‘Simplifica Já’ resultaria num sistema mais complexo do que a criação do IBS

Na discussão sobre a reforma da tributação do consumo, as entidades representativas dos municípios de maior porte, assim como algumas entidades empresariais, têm defendido uma proposta conhecida como Simplifica Já (ver meu artigo Os municípios na reforma tributária, publicado neste espaço em 15/9/2020).

Ao contrário da proposta de reforma tributária ampla do consumo, que propõe a unificação do imposto municipal sobre serviços (ISS) e do imposto estadual sobre circulação de mercadorias (ICMS) em um imposto sobre bens e serviços (IBS), o Simplifica Já propõe a manutenção da segmentação entre o ISS e o ICMS. O apoio ao Simplifica Já resulta, de um lado, do desejo dos grandes municípios em continuar cobrando o ISS e, de outro, da pressão de alguns setores pela menor tributação do consumo de serviços.

Ainda que a reforma tributária ampla mantenha a carga tributária total, uma de suas consequências é a redistribuição da tributação, com alguns setores pagando menos que hoje e outros pagando mais.
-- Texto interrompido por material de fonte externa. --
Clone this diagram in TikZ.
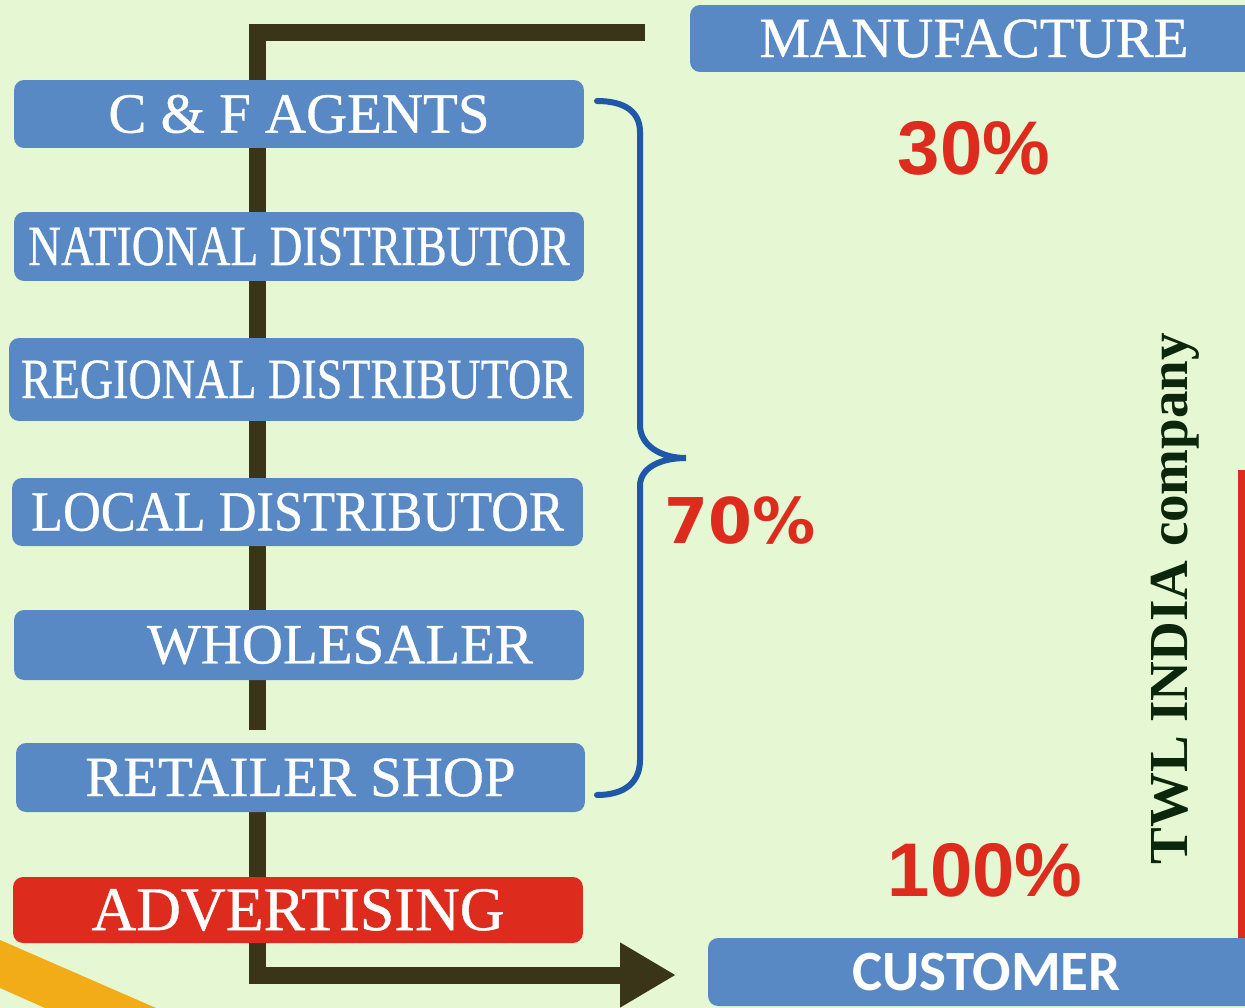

É natural que setores que acham que serão prejudicados, como alguns segmentos de serviços, defendam a manutenção de uma tributação menor, ainda que isso seja socialmente injusto – pois ricos consomem proporcionalmente muito mais serviços do que pobres.

Também é natural que municípios que acham que serão prejudicados (na maior parte dos casos equivocadamente) sejam contra a unificação do ISS com o ICMS.

O problema é que o Simplifica Já é a pior forma possível de estes setores e municípios se protegerem dos efeitos da reforma. E isso por vários motivos.

Por um lado, a segmentação na tributação de mercadorias e serviços é um desastre para o crescimento do País. Na economia moderna, a produção e os investimentos são cada vez mais intensivos em serviços. Isso significa que a manutenção de um tributo cumulativo sobre serviços não apenas onera os investimentos e prejudica a competitividade da produção nacional, como tende a tornar o Brasil cada vez mais defasado em relação ao resto do mundo na incorporação de novas tecnologias. Não por acaso, o Brasil é o último país economicamente relevante do mundo que ainda tributa separadamente mercadorias e serviços.

Por outro lado, a proposta do Simplifica Já aumenta, e muito, a carga tributária. Isso se deve a três motivos. O primeiro é a redução das alíquotas interestaduais do ICMS prevista na proposta, cujo resultado é a cobrança no Estado de destino do imposto que hoje não é cobrado no Estado de origem, por causa de benefícios fiscais. O segundo motivo são o aumento da base de incidência e a mudança na forma de cobrança do ISS, que inevitavelmente resultarão em aumento de carga. O terceiro é a limitação do número de alíquotas do ICMS e o consequente reenquadramento nas novas alíquotas que, muito provavelmente, resultará em maior tributação. Ao contrário da reforma ampla, cuja transição foi desenhada para manter a carga tributária, a aprovação do Simplifica Já levaria a um aumento da carga tributária de um a dois pontos porcentuais do PIB.

Por fim, apesar do nome, o Simplifica Já resultaria num sistema muito mais complexo que o IBS cobrado com regras uniformes.

Caso o Simplifica Já fosse aprovado, o País inteiro pagaria uma conta extremamente pesada, na forma de menor crescimento e maior carga tributária. O pior é que o próprio setor de serviços seria prejudicado: de um lado, porque é o maior beneficiário do aumento do PIB e da renda das famílias; de outro, porque a não cumulatividade plena do IBS é muito melhor para os prestadores de serviços que estão no meio da cadeia que o ISS.

A demanda de alguns setores por menor tributação e de alguns municípios por maior participação na receita faz parte da política. O problema não está nessa demanda, mas sim na forma proposta para seu atendimento. Com o Simplifica Já, o custo para a sociedade tende a ser muito maior que o pretenso benefício para os municípios e setores que defendem a proposta.